*Exercise aim*. Exactly the lines from the line holding "Reproduce this chart with matplotlib." to the line holding "ax = fig.add_axes([0.0922, 0.1867, 0.8858, 0.6738])", both lines included, are to be echoed; pictures are not.

*Data entries*.
◇ ◇ ◇

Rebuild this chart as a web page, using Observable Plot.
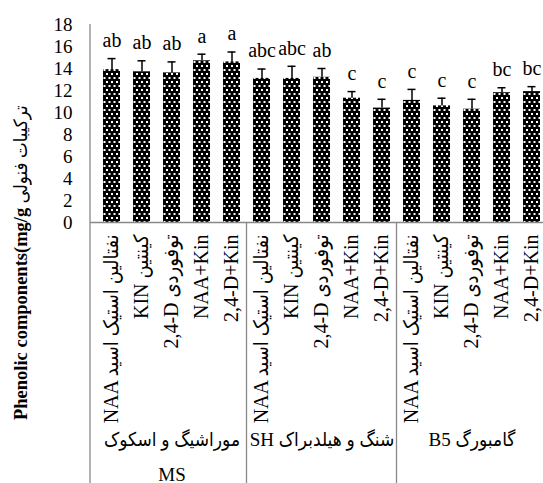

◇ ◇ ◇

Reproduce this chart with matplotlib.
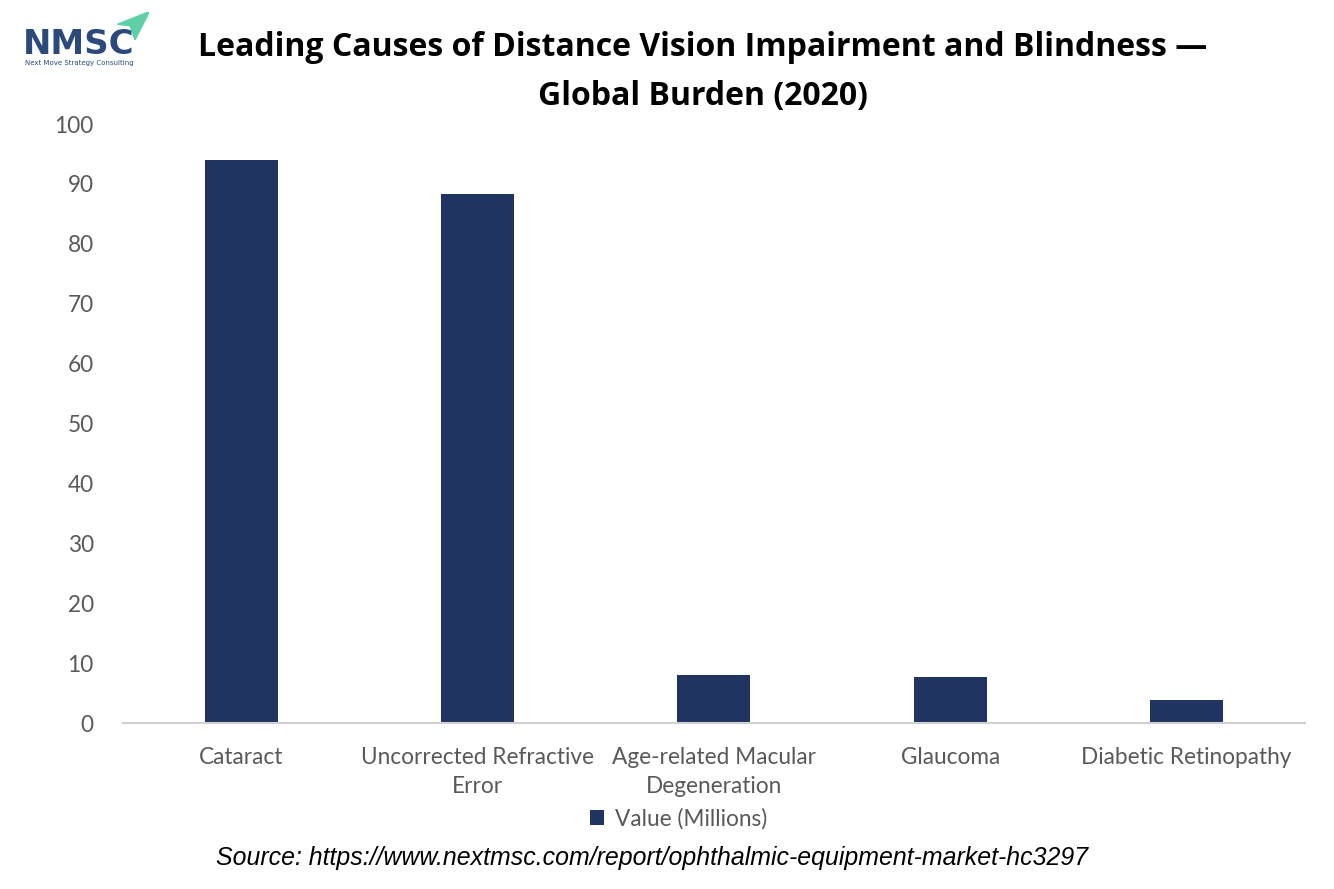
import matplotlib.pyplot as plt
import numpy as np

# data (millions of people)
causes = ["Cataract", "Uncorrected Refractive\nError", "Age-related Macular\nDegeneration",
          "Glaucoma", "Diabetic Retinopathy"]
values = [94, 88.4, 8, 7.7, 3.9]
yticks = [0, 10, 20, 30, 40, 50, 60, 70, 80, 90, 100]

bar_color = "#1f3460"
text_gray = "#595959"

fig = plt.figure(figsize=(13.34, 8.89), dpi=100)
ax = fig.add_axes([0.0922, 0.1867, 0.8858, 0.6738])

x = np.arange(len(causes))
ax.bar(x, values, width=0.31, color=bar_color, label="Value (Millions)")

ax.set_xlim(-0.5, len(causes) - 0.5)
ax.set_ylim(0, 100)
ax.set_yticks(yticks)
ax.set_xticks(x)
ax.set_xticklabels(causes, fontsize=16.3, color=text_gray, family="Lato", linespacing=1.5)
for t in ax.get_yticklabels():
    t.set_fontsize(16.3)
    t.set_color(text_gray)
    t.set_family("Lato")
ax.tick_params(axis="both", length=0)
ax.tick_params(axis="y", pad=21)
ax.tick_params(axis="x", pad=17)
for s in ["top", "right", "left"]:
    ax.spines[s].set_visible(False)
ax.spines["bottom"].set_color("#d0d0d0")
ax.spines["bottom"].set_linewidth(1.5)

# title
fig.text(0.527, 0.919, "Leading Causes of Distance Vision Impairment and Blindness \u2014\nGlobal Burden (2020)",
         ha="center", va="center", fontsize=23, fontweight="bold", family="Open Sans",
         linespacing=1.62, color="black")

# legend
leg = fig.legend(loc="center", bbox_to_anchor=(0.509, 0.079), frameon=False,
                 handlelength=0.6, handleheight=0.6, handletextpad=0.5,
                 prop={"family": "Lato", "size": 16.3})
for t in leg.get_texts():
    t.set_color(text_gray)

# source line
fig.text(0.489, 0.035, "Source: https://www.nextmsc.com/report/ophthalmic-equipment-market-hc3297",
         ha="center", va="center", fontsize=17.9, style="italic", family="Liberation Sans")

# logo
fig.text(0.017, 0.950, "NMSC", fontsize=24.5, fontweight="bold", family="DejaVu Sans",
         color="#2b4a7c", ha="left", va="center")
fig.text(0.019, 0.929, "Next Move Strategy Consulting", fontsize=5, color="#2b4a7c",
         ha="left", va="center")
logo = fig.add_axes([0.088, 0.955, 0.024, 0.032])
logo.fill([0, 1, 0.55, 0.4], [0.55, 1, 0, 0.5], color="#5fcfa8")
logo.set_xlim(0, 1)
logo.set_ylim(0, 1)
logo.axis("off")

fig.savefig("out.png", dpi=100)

◇ ◇ ◇

*Exercise solution*.
Reproduce this chart with matplotlib.
import matplotlib.pyplot as plt
import numpy as np

# data (millions of people)
causes = ["Cataract", "Uncorrected Refractive\nError", "Age-related Macular\nDegeneration",
          "Glaucoma", "Diabetic Retinopathy"]
values = [94, 88.4, 8, 7.7, 3.9]
yticks = [0, 10, 20, 30, 40, 50, 60, 70, 80, 90, 100]

bar_color = "#1f3460"
text_gray = "#595959"

fig = plt.figure(figsize=(13.34, 8.89), dpi=100)
ax = fig.add_axes([0.0922, 0.1867, 0.8858, 0.6738])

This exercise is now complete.